* AIM OF THE TASK: Repeat each record exactly as written, and drop any images.

(Figure scripts)
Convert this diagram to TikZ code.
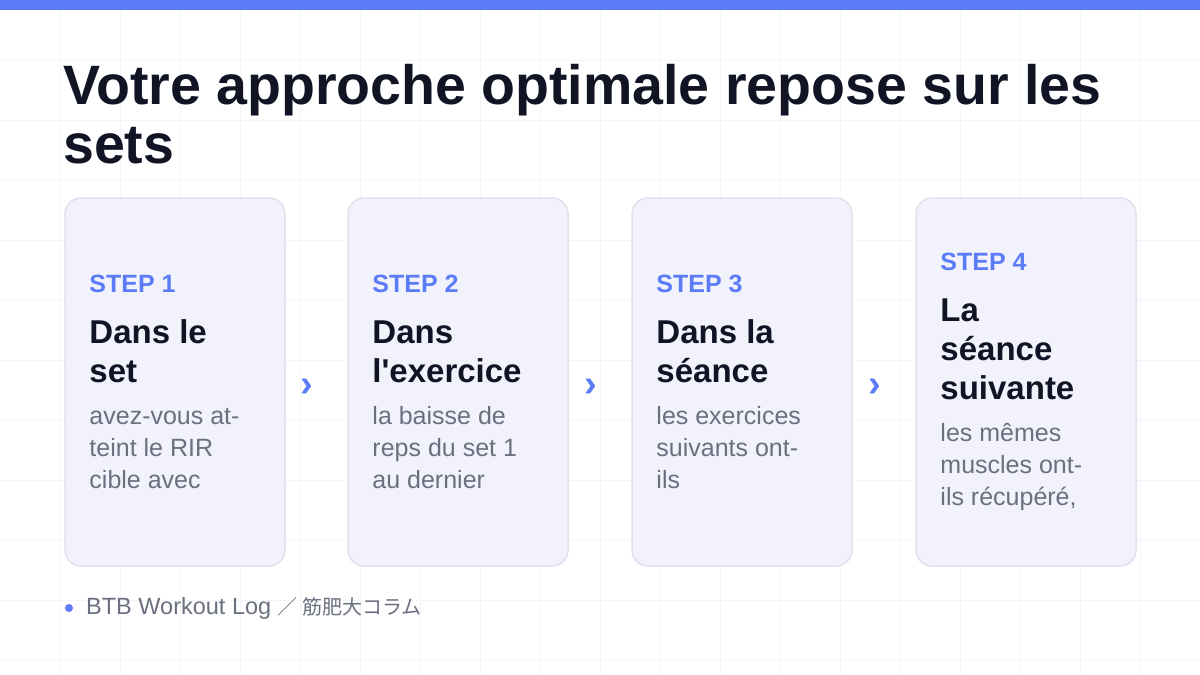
\documentclass[tikz,border=0pt]{standalone}
\usepackage{fontspec}
\setmainfont{Liberation Sans}[Ligatures=TeXOff]
\newfontfamily\jpfont{Noto Sans CJK JP}
\usetikzlibrary{positioning,calc}

\definecolor{accent}{HTML}{5B7CF6}
\definecolor{ink}{HTML}{111424}
\definecolor{muted}{HTML}{6B7080}
\definecolor{cardfill}{HTML}{F1F2FB}
\definecolor{cardline}{HTML}{E0E3EF}
\definecolor{gridline}{HTML}{F4F5F8}

\newcommand{\steplabel}[1]{\spaceskip=0pt\xspaceskip=0pt
  {\fontsize{25}{28}\selectfont\bfseries\color{accent}#1\par}}
\newcommand{\steptitle}[1]{\vspace{11.5pt}{\fontsize{33}{39}\selectfont\bfseries\color{ink}#1\par}}
\newcommand{\stepbody}[1]{\vspace{10.5pt}{\fontsize{25}{32}\selectfont\color{muted}#1\par}}

\begin{document}
\begin{tikzpicture}[x=1pt,y=-1pt,
  card/.style={draw=cardline,fill=cardfill,line width=1.5pt,rounded corners=16pt,
    minimum width=220pt,minimum height=368pt},
  content/.style={anchor=west,text width=200pt,align=left,inner sep=0pt},
  chevron/.style={text=accent,font=\fontsize{38}{38}\selectfont\bfseries,inner sep=0pt}]
  \useasboundingbox (0,0) rectangle (1200,675);
  \fill[white] (0,0) rectangle (1200,675);
  % faint grid
  \foreach \gx in {60,120,...,1140}
    \draw[gridline,line width=0.8pt] (\gx,10) -- (\gx,675);
  \foreach \gy in {60,120,...,660}
    \draw[gridline,line width=0.8pt] (0,\gy) -- (1200,\gy);
  \fill[accent] (0,0) rectangle (1200,10);

  \node[anchor=north west,align=left,inner sep=0pt,text=ink,
    font=\fontsize{55.5}{59}\selectfont\bfseries] (title) at (63,64)
    {Votre approche optimale repose sur les\\sets};

  \node[card] (card1) at (175,382) {};
  \node[card] (card2) at (458,382) {};
  \node[card] (card3) at (742,382) {};
  \node[card] (card4) at (1026,382) {};

  \node[content] (text1) at ($(card1.west)+(25,0)$)
    {\steplabel{STEP 1}\steptitle{Dans le\\set}\stepbody{avez-vous at-\\teint le RIR\\cible avec}};
  \node[content] (text2) at ($(card2.west)+(25,0)$)
    {\steplabel{STEP 2}\steptitle{Dans\\l'exercice}\stepbody{la baisse de\\reps du set 1\\au dernier}};
  \node[content] (text3) at ($(card3.west)+(25,0)$)
    {\steplabel{STEP 3}\steptitle{Dans la\\séance}\stepbody{les exercices\\suivants ont-\\ils}};
  \node[content] (text4) at ($(card4.west)+(25,0)$)
    {\steplabel{STEP 4}\steptitle{La\\séance\\suivante}\stepbody{les mêmes\\muscles ont-\\ils récupéré,}};

  \node[chevron] (arr1) at ($(card1.east)!0.35!(card2.west)+(0,6)$) {›};
  \node[chevron] (arr2) at ($(card2.east)!0.35!(card3.west)+(0,6)$) {›};
  \node[chevron] (arr3) at ($(card3.east)!0.35!(card4.west)+(0,6)$) {›};

  \fill[accent] (69,608) circle (4);
  \node[anchor=west,inner sep=0pt,text=muted,font=\fontsize{23.5}{26}\selectfont] (source) at (86,608)
    {BTB Workout Log {\jpfont\fontsize{20}{22}\selectfont ／ 筋肥大コラム}};
\end{tikzpicture}
\end{document}
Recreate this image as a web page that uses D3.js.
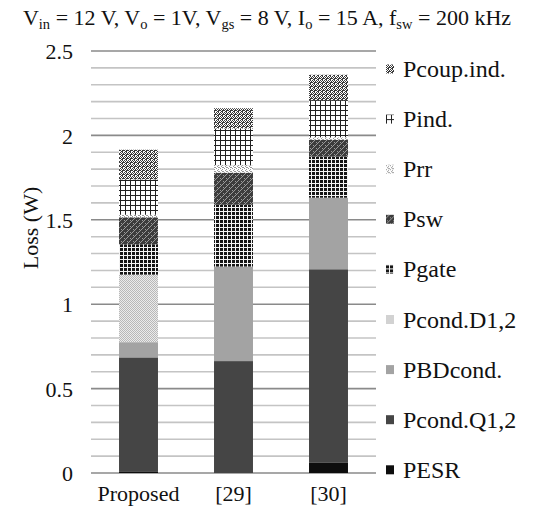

* THE SOLUTION:
Convert this diagram to TikZ code.
\documentclass[tikz,border=0pt]{standalone}
\usepackage{fontspec}
\setmainfont{Liberation Sans}[Ligatures=TeXOff]
\newfontfamily\jpfont{Noto Sans CJK JP}
\usetikzlibrary{positioning,calc}

\definecolor{accent}{HTML}{5B7CF6}
\definecolor{ink}{HTML}{111424}
\definecolor{muted}{HTML}{6B7080}
\definecolor{cardfill}{HTML}{F1F2FB}
\definecolor{cardline}{HTML}{E0E3EF}
\definecolor{gridline}{HTML}{F4F5F8}

\newcommand{\steplabel}[1]{\spaceskip=0pt\xspaceskip=0pt
  {\fontsize{25}{28}\selectfont\bfseries\color{accent}#1\par}}
\newcommand{\steptitle}[1]{\vspace{11.5pt}{\fontsize{33}{39}\selectfont\bfseries\color{ink}#1\par}}
\newcommand{\stepbody}[1]{\vspace{10.5pt}{\fontsize{25}{32}\selectfont\color{muted}#1\par}}

\begin{document}
\begin{tikzpicture}[x=1pt,y=-1pt,
  card/.style={draw=cardline,fill=cardfill,line width=1.5pt,rounded corners=16pt,
    minimum width=220pt,minimum height=368pt},
  content/.style={anchor=west,text width=200pt,align=left,inner sep=0pt},
  chevron/.style={text=accent,font=\fontsize{38}{38}\selectfont\bfseries,inner sep=0pt}]
  \useasboundingbox (0,0) rectangle (1200,675);
  \fill[white] (0,0) rectangle (1200,675);
  % faint grid
  \foreach \gx in {60,120,...,1140}
    \draw[gridline,line width=0.8pt] (\gx,10) -- (\gx,675);
  \foreach \gy in {60,120,...,660}
    \draw[gridline,line width=0.8pt] (0,\gy) -- (1200,\gy);
  \fill[accent] (0,0) rectangle (1200,10);

  \node[anchor=north west,align=left,inner sep=0pt,text=ink,
    font=\fontsize{55.5}{59}\selectfont\bfseries] (title) at (63,64)
    {Votre approche optimale repose sur les\\sets};

  \node[card] (card1) at (175,382) {};
  \node[card] (card2) at (458,382) {};
  \node[card] (card3) at (742,382) {};
  \node[card] (card4) at (1026,382) {};

  \node[content] (text1) at ($(card1.west)+(25,0)$)
    {\steplabel{STEP 1}\steptitle{Dans le\\set}\stepbody{avez-vous at-\\teint le RIR\\cible avec}};
  \node[content] (text2) at ($(card2.west)+(25,0)$)
    {\steplabel{STEP 2}\steptitle{Dans\\l'exercice}\stepbody{la baisse de\\reps du set 1\\au dernier}};
  \node[content] (text3) at ($(card3.west)+(25,0)$)
    {\steplabel{STEP 3}\steptitle{Dans la\\séance}\stepbody{les exercices\\suivants ont-\\ils}};
  \node[content] (text4) at ($(card4.west)+(25,0)$)
    {\steplabel{STEP 4}\steptitle{La\\séance\\suivante}\stepbody{les mêmes\\muscles ont-\\ils récupéré,}};

  \node[chevron] (arr1) at ($(card1.east)!0.35!(card2.west)+(0,6)$) {›};
  \node[chevron] (arr2) at ($(card2.east)!0.35!(card3.west)+(0,6)$) {›};
  \node[chevron] (arr3) at ($(card3.east)!0.35!(card4.west)+(0,6)$) {›};

  \fill[accent] (69,608) circle (4);
  \node[anchor=west,inner sep=0pt,text=muted,font=\fontsize{23.5}{26}\selectfont] (source) at (86,608)
    {BTB Workout Log {\jpfont\fontsize{20}{22}\selectfont ／ 筋肥大コラム}};
\end{tikzpicture}
\end{document}
Recreate this image as a web page that uses D3.js.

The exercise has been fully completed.